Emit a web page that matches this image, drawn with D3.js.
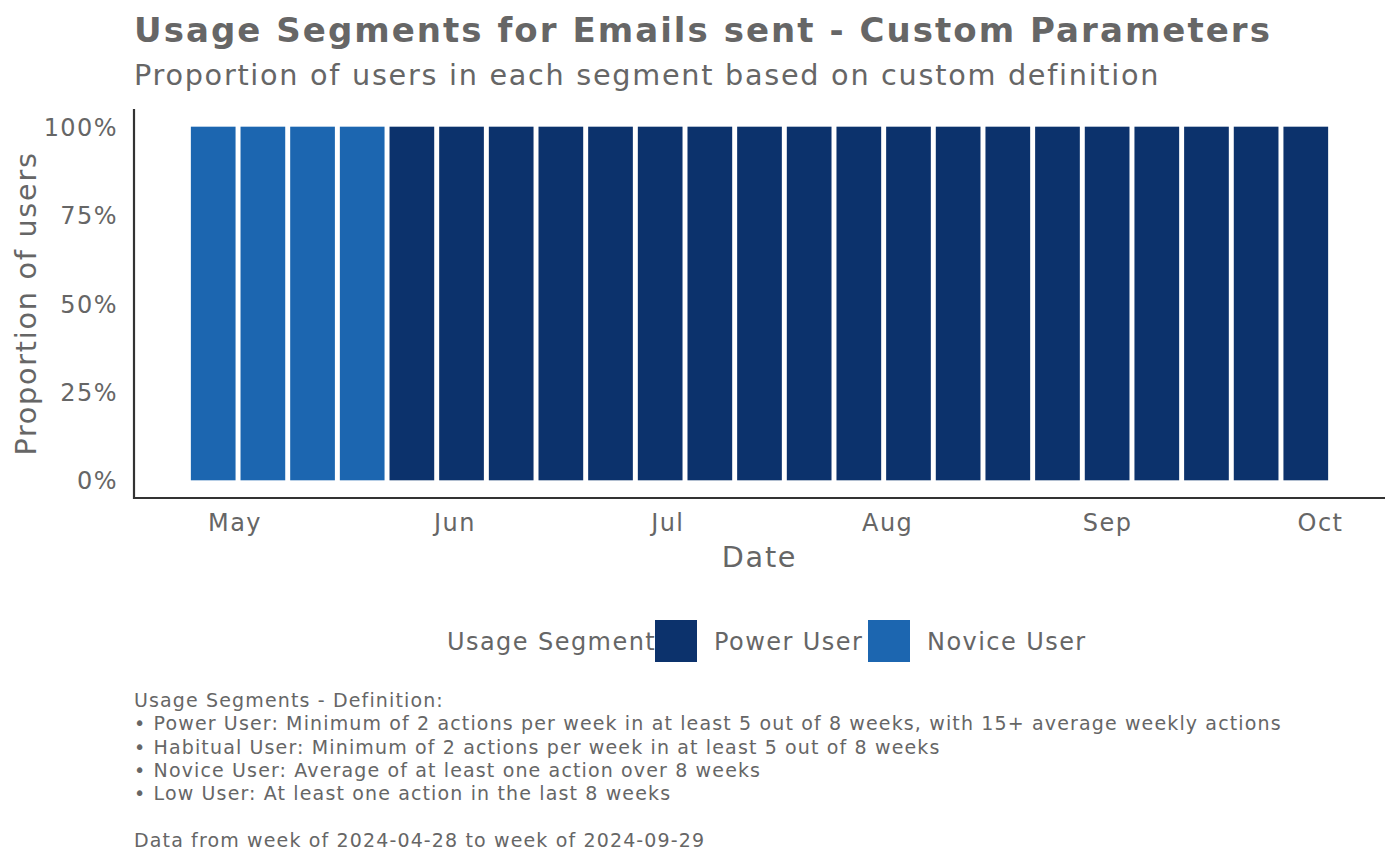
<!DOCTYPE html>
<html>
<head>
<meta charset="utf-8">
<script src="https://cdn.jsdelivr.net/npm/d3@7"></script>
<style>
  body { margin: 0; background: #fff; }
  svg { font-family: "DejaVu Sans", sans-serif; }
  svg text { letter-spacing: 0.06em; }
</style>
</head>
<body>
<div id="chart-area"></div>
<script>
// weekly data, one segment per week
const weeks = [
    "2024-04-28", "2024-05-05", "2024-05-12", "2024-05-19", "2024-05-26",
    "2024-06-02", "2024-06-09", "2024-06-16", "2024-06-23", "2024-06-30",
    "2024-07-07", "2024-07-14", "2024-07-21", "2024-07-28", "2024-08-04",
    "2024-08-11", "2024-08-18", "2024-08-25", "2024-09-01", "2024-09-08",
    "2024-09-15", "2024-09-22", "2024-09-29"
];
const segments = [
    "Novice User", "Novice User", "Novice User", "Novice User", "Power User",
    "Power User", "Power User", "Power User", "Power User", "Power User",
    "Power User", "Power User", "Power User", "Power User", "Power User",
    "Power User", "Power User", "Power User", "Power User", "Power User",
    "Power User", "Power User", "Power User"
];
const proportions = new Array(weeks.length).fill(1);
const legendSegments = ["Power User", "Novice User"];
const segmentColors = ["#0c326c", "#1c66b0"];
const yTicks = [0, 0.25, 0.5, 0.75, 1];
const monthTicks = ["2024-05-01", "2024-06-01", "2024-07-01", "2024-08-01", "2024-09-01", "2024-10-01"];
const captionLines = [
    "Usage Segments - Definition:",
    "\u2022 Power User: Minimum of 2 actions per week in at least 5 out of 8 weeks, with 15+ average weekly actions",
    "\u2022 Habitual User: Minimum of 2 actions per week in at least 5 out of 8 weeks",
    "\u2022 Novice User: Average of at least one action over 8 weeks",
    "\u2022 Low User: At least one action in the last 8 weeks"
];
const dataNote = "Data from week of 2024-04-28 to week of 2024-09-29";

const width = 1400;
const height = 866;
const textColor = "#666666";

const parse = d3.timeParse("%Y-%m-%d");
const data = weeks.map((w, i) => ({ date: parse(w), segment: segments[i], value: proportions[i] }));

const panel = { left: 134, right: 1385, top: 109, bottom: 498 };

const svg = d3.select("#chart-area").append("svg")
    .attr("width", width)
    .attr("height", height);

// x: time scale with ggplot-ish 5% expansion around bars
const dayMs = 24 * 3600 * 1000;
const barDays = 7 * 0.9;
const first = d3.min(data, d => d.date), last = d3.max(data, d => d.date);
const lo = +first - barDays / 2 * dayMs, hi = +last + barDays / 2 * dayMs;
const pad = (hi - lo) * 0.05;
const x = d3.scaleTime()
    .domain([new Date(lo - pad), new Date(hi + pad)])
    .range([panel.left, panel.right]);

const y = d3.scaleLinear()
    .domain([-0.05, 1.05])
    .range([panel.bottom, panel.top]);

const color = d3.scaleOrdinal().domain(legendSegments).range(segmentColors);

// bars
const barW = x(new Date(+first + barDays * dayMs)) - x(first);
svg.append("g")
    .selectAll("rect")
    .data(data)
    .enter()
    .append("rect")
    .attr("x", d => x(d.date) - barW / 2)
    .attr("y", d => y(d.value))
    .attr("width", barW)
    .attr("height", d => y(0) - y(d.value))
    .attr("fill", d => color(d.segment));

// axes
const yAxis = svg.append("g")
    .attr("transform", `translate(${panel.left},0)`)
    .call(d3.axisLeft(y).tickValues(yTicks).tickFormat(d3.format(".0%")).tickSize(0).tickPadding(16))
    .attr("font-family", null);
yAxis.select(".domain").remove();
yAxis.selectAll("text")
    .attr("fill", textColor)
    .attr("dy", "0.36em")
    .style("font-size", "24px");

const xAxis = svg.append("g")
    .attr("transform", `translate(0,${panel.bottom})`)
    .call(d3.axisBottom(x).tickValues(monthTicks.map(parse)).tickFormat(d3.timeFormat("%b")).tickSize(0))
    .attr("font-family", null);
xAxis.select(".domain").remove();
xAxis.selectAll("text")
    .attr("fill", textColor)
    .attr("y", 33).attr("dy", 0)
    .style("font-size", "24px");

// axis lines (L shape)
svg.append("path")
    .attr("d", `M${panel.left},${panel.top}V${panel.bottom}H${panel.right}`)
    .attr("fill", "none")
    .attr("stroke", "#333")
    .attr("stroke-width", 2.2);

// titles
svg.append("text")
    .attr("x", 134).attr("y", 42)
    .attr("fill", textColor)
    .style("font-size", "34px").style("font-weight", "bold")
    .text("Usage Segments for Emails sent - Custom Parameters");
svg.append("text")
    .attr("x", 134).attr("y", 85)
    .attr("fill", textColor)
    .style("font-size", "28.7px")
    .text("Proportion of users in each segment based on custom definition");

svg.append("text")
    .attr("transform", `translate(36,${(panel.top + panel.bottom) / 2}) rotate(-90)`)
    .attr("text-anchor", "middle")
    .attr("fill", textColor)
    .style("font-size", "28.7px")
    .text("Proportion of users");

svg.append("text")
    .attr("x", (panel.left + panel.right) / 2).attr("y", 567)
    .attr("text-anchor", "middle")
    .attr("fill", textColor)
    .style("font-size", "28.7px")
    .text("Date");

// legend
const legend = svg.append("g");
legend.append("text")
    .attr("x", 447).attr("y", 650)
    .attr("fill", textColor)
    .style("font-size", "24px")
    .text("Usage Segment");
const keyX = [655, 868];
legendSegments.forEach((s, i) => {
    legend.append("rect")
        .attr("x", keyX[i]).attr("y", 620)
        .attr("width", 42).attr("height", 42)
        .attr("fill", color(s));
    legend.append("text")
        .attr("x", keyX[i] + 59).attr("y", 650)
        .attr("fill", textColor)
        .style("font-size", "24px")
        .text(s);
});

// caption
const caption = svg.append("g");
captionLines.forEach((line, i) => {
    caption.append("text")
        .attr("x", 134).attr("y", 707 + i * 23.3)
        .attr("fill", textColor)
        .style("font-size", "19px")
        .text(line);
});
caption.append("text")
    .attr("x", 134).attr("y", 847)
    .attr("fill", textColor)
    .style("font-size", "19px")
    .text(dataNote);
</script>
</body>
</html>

▶ **AIM OF THE EXERCISE**
Copy out the listing exactly as it stands, but not the pictures.

▶ **RESULT BELOW**
Emit a web page that matches this image, drawn with D3.js.
<!DOCTYPE html>
<html>
<head>
<meta charset="utf-8">
<script src="https://cdn.jsdelivr.net/npm/d3@7"></script>
<style>
  body { margin: 0; background: #fff; }
  svg { font-family: "DejaVu Sans", sans-serif; }
  svg text { letter-spacing: 0.06em; }
</style>
</head>
<body>
<div id="chart-area"></div>
<script>
// weekly data, one segment per week
const weeks = [
    "2024-04-28", "2024-05-05", "2024-05-12", "2024-05-19", "2024-05-26",
    "2024-06-02", "2024-06-09", "2024-06-16", "2024-06-23", "2024-06-30",
    "2024-07-07", "2024-07-14", "2024-07-21", "2024-07-28", "2024-08-04",
    "2024-08-11", "2024-08-18", "2024-08-25", "2024-09-01", "2024-09-08",
    "2024-09-15", "2024-09-22", "2024-09-29"
];
const segments = [
    "Novice User", "Novice User", "Novice User", "Novice User", "Power User",
    "Power User", "Power User", "Power User", "Power User", "Power User",
    "Power User", "Power User", "Power User", "Power User", "Power User",
    "Power User", "Power User", "Power User", "Power User", "Power User",
    "Power User", "Power User", "Power User"
];
const proportions = new Array(weeks.length).fill(1);
const legendSegments = ["Power User", "Novice User"];
const segmentColors = ["#0c326c", "#1c66b0"];
const yTicks = [0, 0.25, 0.5, 0.75, 1];
const monthTicks = ["2024-05-01", "2024-06-01", "2024-07-01", "2024-08-01", "2024-09-01", "2024-10-01"];
const captionLines = [
    "Usage Segments - Definition:",
    "\u2022 Power User: Minimum of 2 actions per week in at least 5 out of 8 weeks, with 15+ average weekly actions",
    "\u2022 Habitual User: Minimum of 2 actions per week in at least 5 out of 8 weeks",
    "\u2022 Novice User: Average of at least one action over 8 weeks",
    "\u2022 Low User: At least one action in the last 8 weeks"
];
const dataNote = "Data from week of 2024-04-28 to week of 2024-09-29";

const width = 1400;
const height = 866;
const textColor = "#666666";

const parse = d3.timeParse("%Y-%m-%d");
const data = weeks.map((w, i) => ({ date: parse(w), segment: segments[i], value: proportions[i] }));

const panel = { left: 134, right: 1385, top: 109, bottom: 498 };

const svg = d3.select("#chart-area").append("svg")
    .attr("width", width)
    .attr("height", height);

// x: time scale with ggplot-ish 5% expansion around bars
const dayMs = 24 * 3600 * 1000;
const barDays = 7 * 0.9;
const first = d3.min(data, d => d.date), last = d3.max(data, d => d.date);
const lo = +first - barDays / 2 * dayMs, hi = +last + barDays / 2 * dayMs;
const pad = (hi - lo) * 0.05;
const x = d3.scaleTime()
    .domain([new Date(lo - pad), new Date(hi + pad)])
    .range([panel.left, panel.right]);

const y = d3.scaleLinear()
    .domain([-0.05, 1.05])
    .range([panel.bottom, panel.top]);

const color = d3.scaleOrdinal().domain(legendSegments).range(segmentColors);

// bars
const barW = x(new Date(+first + barDays * dayMs)) - x(first);
svg.append("g")
    .selectAll("rect")
    .data(data)
    .enter()
    .append("rect")
    .attr("x", d => x(d.date) - barW / 2)
    .attr("y", d => y(d.value))
    .attr("width", barW)
    .attr("height", d => y(0) - y(d.value))
    .attr("fill", d => color(d.segment));

// axes
const yAxis = svg.append("g")
    .attr("transform", `translate(${panel.left},0)`)
    .call(d3.axisLeft(y).tickValues(yTicks).tickFormat(d3.format(".0%")).tickSize(0).tickPadding(16))
    .attr("font-family", null);
yAxis.select(".domain").remove();
yAxis.selectAll("text")
    .attr("fill", textColor)
    .attr("dy", "0.36em")
    .style("font-size", "24px");

const xAxis = svg.append("g")
    .attr("transform", `translate(0,${panel.bottom})`)
    .call(d3.axisBottom(x).tickValues(monthTicks.map(parse)).tickFormat(d3.timeFormat("%b")).tickSize(0))
    .attr("font-family", null);
xAxis.select(".domain").remove();
xAxis.selectAll("text")
    .attr("fill", textColor)
    .attr("y", 33).attr("dy", 0)
    .style("font-size", "24px");

// axis lines (L shape)
svg.append("path")
    .attr("d", `M${panel.left},${panel.top}V${panel.bottom}H${panel.right}`)
    .attr("fill", "none")
    .attr("stroke", "#333")
    .attr("stroke-width", 2.2);

// titles
svg.append("text")
    .attr("x", 134).attr("y", 42)
    .attr("fill", textColor)
    .style("font-size", "34px").style("font-weight", "bold")
    .text("Usage Segments for Emails sent - Custom Parameters");
svg.append("text")
    .attr("x", 134).attr("y", 85)
    .attr("fill", textColor)
    .style("font-size", "28.7px")
    .text("Proportion of users in each segment based on custom definition");

svg.append("text")
    .attr("transform", `translate(36,${(panel.top + panel.bottom) / 2}) rotate(-90)`)
    .attr("text-anchor", "middle")
    .attr("fill", textColor)
    .style("font-size", "28.7px")
    .text("Proportion of users");

svg.append("text")
    .attr("x", (panel.left + panel.right) / 2).attr("y", 567)
    .attr("text-anchor", "middle")
    .attr("fill", textColor)
    .style("font-size", "28.7px")
    .text("Date");

// legend
const legend = svg.append("g");
legend.append("text")
    .attr("x", 447).attr("y", 650)
    .attr("fill", textColor)
    .style("font-size", "24px")
    .text("Usage Segment");
const keyX = [655, 868];
legendSegments.forEach((s, i) => {
    legend.append("rect")
        .attr("x", keyX[i]).attr("y", 620)
        .attr("width", 42).attr("height", 42)
        .attr("fill", color(s));
    legend.append("text")
        .attr("x", keyX[i] + 59).attr("y", 650)
        .attr("fill", textColor)
        .style("font-size", "24px")
        .text(s);
});

// caption
const caption = svg.append("g");
captionLines.forEach((line, i) => {
    caption.append("text")
        .attr("x", 134).attr("y", 707 + i * 23.3)
        .attr("fill", textColor)
        .style("font-size", "19px")
        .text(line);
});
caption.append("text")
    .attr("x", 134).attr("y", 847)
    .attr("fill", textColor)
    .style("font-size", "19px")
    .text(dataNote);
</script>
</body>
</html>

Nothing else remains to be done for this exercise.